Mesih’in görünmesi ile birlikte göklerden inen bir melek bir anahtar ve zincir sembolü ile onun gücünü bağlayacak ve onu dipsiz derinliklere gönderecek ve böylelikle Mesih’in bin yıllık egemenlik dönemi boyunca yeryüzünü onun varlığından kurtaracaktır.

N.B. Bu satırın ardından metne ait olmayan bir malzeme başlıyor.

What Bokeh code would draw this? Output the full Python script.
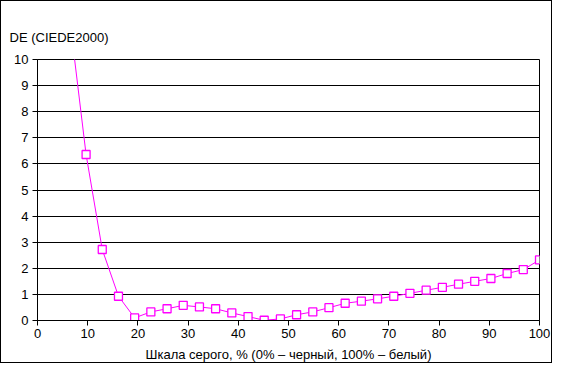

Vahiy 12. bölümde onun gökyüzünden “yeryüzüne” atılacağını öğrenmiştik ve şimdi bin yıllık dönem sona erdiği zaman kısa bir süre için çözülmek üzere ateş gölündeki nihai cezasını almadan önce yeryüzünden “dipsiz derinliklere” atılacağını öğreniyoruz.